Umm...because they taste good? Because the pain they cause produces such a wonderful endorphin rush? Because food spoils rapidly in the tropics, so the anti-microbial properties helped keep our ancestors alive?

I'd be partial to the drug idea, actually - the whole anti-microbial thing only works after we started putting it in our food. Based on my sample size of one, I'd go with the pleasure/pain explanation.

Hmm, at least Seagulls go have working capsaicin receptors. When they eat sambal out of a restaurant trash you can see them crashing into the water to flush it away.

Or maybe that is just an urban legend that's told around here.

By Henk Poley (not verified) on 05 Jul 2007 #permalink

There are a variety of very hot peppers grown in the Pacific islands that people call 'bird peppers', precisely because birds love them.

I feed pepper suet in my backyard because the bird seed store folks told me that the squirrels wouldn't bother it due to the pepper but that the birds wouldn't be able to taste the pepper.

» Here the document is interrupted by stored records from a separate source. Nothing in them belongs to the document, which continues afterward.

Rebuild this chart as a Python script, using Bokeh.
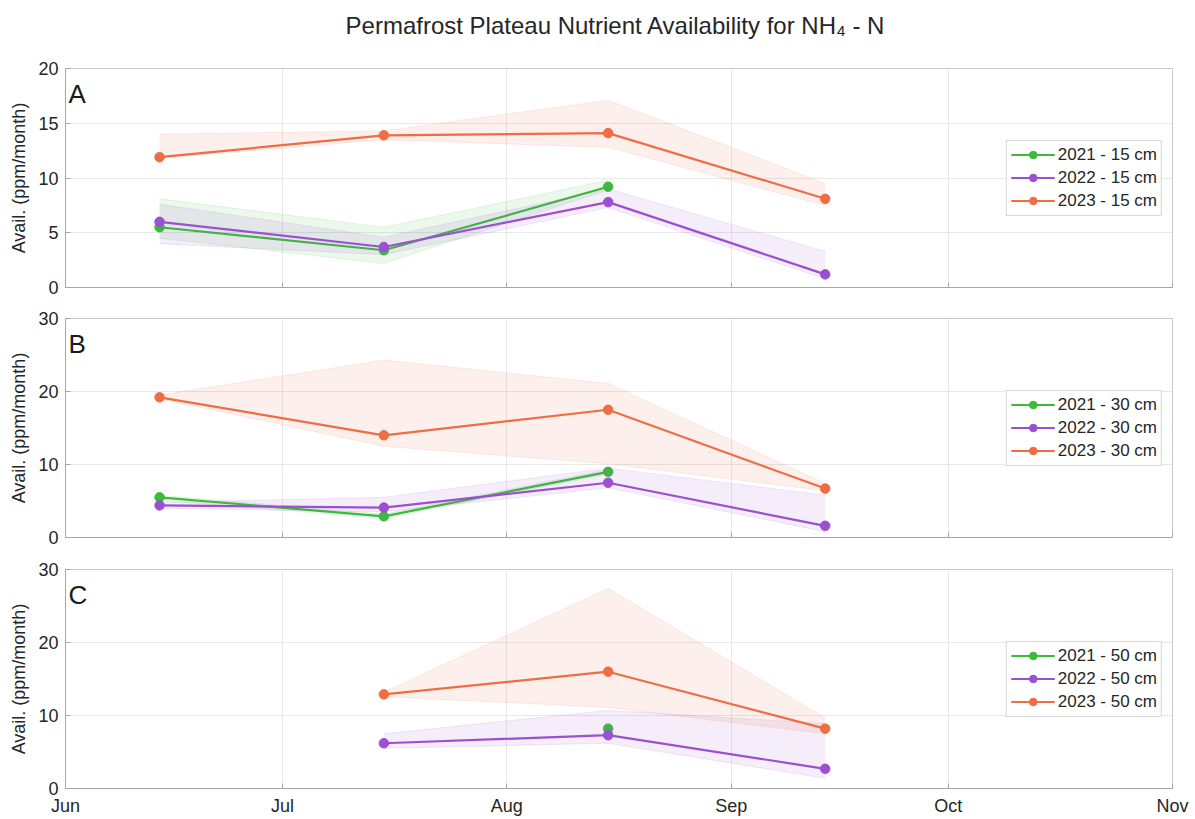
import pandas as pd
from bokeh.plotting import figure
from bokeh.layouts import column
from bokeh.models import (Range1d, FixedTicker, DatetimeTickFormatter,
                          CustomJSTickFormatter, Label, ColumnDataSource)
from bokeh.embed import file_html
from bokeh.resources import INLINE

# ---------------- data ----------------
sample_dates = ["2023-06-14", "2023-07-15", "2023-08-15", "2023-09-14"]
month_ticks = ["2023-06-01", "2023-07-01", "2023-08-01", "2023-09-01",
               "2023-10-01", "2023-11-01"]

years = ["2021", "2022", "2023"]
colors = ["#3cba3c", "#9b4fd1", "#ef6c45"]

# Panel A - 15 cm
a21_idx = [0, 1, 2]
a21_mean = [5.5, 3.4, 9.2]
a21_lo = [4.5, 2.2, 8.9]
a21_hi = [8.1, 5.5, 9.8]

a22_idx = [0, 1, 2, 3]
a22_mean = [6.0, 3.7, 7.8, 1.2]
a22_lo = [4.0, 3.0, 7.3, 0.8]
a22_hi = [7.6, 4.6, 9.0, 3.3]

a23_idx = [0, 1, 2, 3]
a23_mean = [11.9, 13.9, 14.1, 8.1]
a23_lo = [11.8, 13.5, 12.8, 7.5]
a23_hi = [14.0, 14.3, 17.1, 9.5]

# Panel B - 30 cm
b21_idx = [0, 1, 2]
b21_mean = [5.5, 2.9, 9.0]
b21_lo = [5.1, 2.6, 8.7]
b21_hi = [5.8, 3.2, 9.3]

b22_idx = [0, 1, 2, 3]
b22_mean = [4.4, 4.1, 7.5, 1.6]
b22_lo = [4.0, 3.5, 6.8, 0.8]
b22_hi = [4.8, 5.5, 9.5, 5.8]

b23_idx = [0, 1, 2, 3]
b23_mean = [19.2, 14.0, 17.5, 6.7]
b23_lo = [19.0, 12.5, 10.1, 6.4]
b23_hi = [19.5, 24.3, 21.1, 7.4]

# Panel C - 50 cm
c21_idx = [2]
c21_mean = [8.2]
c21_lo = [8.2]
c21_hi = [8.2]

c22_idx = [1, 2, 3]
c22_mean = [6.2, 7.3, 2.7]
c22_lo = [5.5, 6.2, 1.4]
c22_hi = [7.5, 10.7, 8.9]

c23_idx = [1, 2, 3]
c23_mean = [12.9, 16.0, 8.2]
c23_lo = [12.6, 11.1, 7.5]
c23_hi = [13.2, 27.4, 9.7]

title_text = "Permafrost Plateau Nutrient Availability for NH\u2084 -  N"

# ---------------- styling helpers ----------------
FONT = "Liberation Sans"
TXT = "#262626"
AX = "#a6a6a6"
GRID = "#e8e8e8"
FW, FH = 1107, 219

dates = pd.to_datetime(sample_dates)
tick_ms = [pd.Timestamp(t).value // 10**6 for t in month_ticks]
x0 = pd.Timestamp(month_ticks[0])
x1 = pd.Timestamp(month_ticks[-1])


def make_fig(ymax, yticks, top, bottom, show_x):
    p = figure(x_axis_type="datetime", frame_width=FW, frame_height=FH,
               min_border_left=65, min_border_right=20,
               min_border_top=top, min_border_bottom=bottom,
               toolbar_location=None, output_backend="svg")
    p.x_range = Range1d(x0, x1)
    p.y_range = Range1d(0, ymax)
    p.xaxis.ticker = FixedTicker(ticks=tick_ms)
    if show_x:
        p.xaxis.formatter = DatetimeTickFormatter(
            months="%b", days="%b", hours="%b", years="%b")
        p.xaxis.major_label_standoff = 7
    else:
        p.xaxis.formatter = CustomJSTickFormatter(code="return ''")
        p.xaxis.major_label_standoff = 0
    p.yaxis.ticker = FixedTicker(ticks=yticks)
    p.yaxis.axis_label = "Avail. (ppm/month)"
    p.yaxis.axis_label_text_font_style = "normal"
    p.yaxis.axis_label_text_font_size = "18px"
    p.yaxis.axis_label_text_font = FONT
    p.yaxis.axis_label_text_color = TXT
    p.yaxis.axis_label_standoff = 6
    p.yaxis.major_label_standoff = 7
    for ax in (p.xaxis, p.yaxis):
        ax.major_label_text_font = FONT
        ax.major_label_text_font_size = "18px"
        ax.major_label_text_color = TXT
        ax.axis_line_color = AX
        ax.major_tick_line_color = AX
        ax.major_tick_in = 5
        ax.major_tick_out = 0
        ax.minor_tick_line_color = None
    p.grid.grid_line_color = GRID
    p.outline_line_color = "#c8c8c8"
    p.background_fill_color = "white"
    p.border_fill_color = "white"
    return p


def add_series(p, idx, mean, lo, hi, color, label):
    src = ColumnDataSource(dict(x=[dates[i] for i in idx], m=mean, lo=lo, hi=hi))
    p.varea(x="x", y1="lo", y2="hi", source=src, fill_color=color, fill_alpha=0.10)
    p.line(x="x", y="lo", source=src, line_color=color, line_alpha=0.12, line_width=1)
    p.line(x="x", y="hi", source=src, line_color=color, line_alpha=0.12, line_width=1)
    p.line(x="x", y="m", source=src, line_color=color, line_width=2.2, legend_label=label)
    p.scatter(x="x", y="m", source=src, size=9.5, marker="circle",
              fill_color=color, line_color=color, legend_label=label)


def style_legend(p):
    lg = p.legend[0]
    lg.location = "right"
    lg.margin = 10
    lg.padding = 4
    lg.spacing = 3
    lg.label_height = 19
    lg.glyph_height = 19
    lg.glyph_width = 44
    lg.label_standoff = 3
    lg.label_text_font = FONT
    lg.label_text_font_size = "17px"
    lg.label_text_color = TXT
    lg.border_line_color = "#b0b0b0"
    lg.background_fill_alpha = 1.0


def add_letter(p, letter):
    p.add_layout(Label(x=3, y=FH - 10, x_units="screen", y_units="screen", text=letter,
                       text_baseline="top", text_font=FONT, text_font_size="26px",
                       text_color="#1a1a1a"))


# Title strip
TH = 58
pT = figure(frame_width=FW, frame_height=TH, min_border_left=65, min_border_right=20,
            min_border_top=0, min_border_bottom=0, toolbar_location=None,
            output_backend="svg", x_range=Range1d(0, 1), y_range=Range1d(0, 1))
pT.axis.visible = False
pT.grid.visible = False
pT.outline_line_color = None
pT.border_fill_color = "white"
pT.add_layout(Label(x=FW / 2, y=TH - 25, x_units="screen", y_units="screen",
                    text=title_text, text_align="center", text_baseline="middle",
                    text_font=FONT, text_font_size="24px", text_color=TXT))

# Panel A
pA = make_fig(20, [0, 5, 10, 15, 20], 10, 10, False)
add_series(pA, a21_idx, a21_mean, a21_lo, a21_hi, colors[0], "2021 - 15 cm")
add_series(pA, a22_idx, a22_mean, a22_lo, a22_hi, colors[1], "2022 - 15 cm")
add_series(pA, a23_idx, a23_mean, a23_lo, a23_hi, colors[2], "2023 - 15 cm")
style_legend(pA)
add_letter(pA, "A")

# Panel B
pB = make_fig(30, [0, 10, 20, 30], 21, 10, False)
add_series(pB, b21_idx, b21_mean, b21_lo, b21_hi, colors[0], "2021 - 30 cm")
add_series(pB, b22_idx, b22_mean, b22_lo, b22_hi, colors[1], "2022 - 30 cm")
add_series(pB, b23_idx, b23_mean, b23_lo, b23_hi, colors[2], "2023 - 30 cm")
style_legend(pB)
add_letter(pB, "B")

# Panel C
pC = make_fig(30, [0, 10, 20, 30], 22, 25, True)
add_series(pC, c21_idx, c21_mean, c21_lo, c21_hi, colors[0], "2021 - 50 cm")
add_series(pC, c22_idx, c22_mean, c22_lo, c22_hi, colors[1], "2022 - 50 cm")
add_series(pC, c23_idx, c23_mean, c23_lo, c23_hi, colors[2], "2023 - 50 cm")
style_legend(pC)
add_letter(pC, "C")

layout = column(pT, pA, pB, pC, spacing=0)
open("out.html", "w").write(file_html(layout, INLINE))
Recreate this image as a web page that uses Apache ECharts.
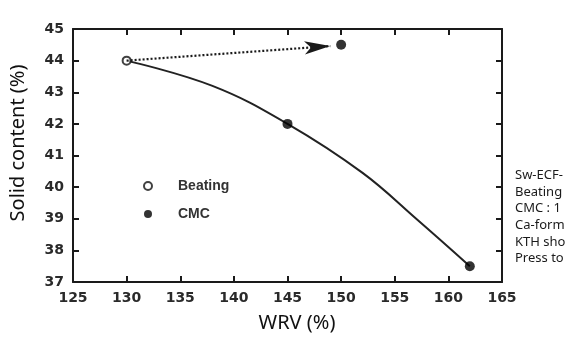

Thanks for explaining how this came about!

By Texas Reader (not verified) on 28 Apr 2008 #permalink

I found out birds did not experience the "heat" of peppers long before the idea emerged in the scientific community.
I had a peach-faced lovebird that seemed to enjoy vomiting up its food and them re-eating it, so I put mashed chilli on the perch where this occurred. The bird vomited and ate the vomit along with the chilli and did not bat an eyelid.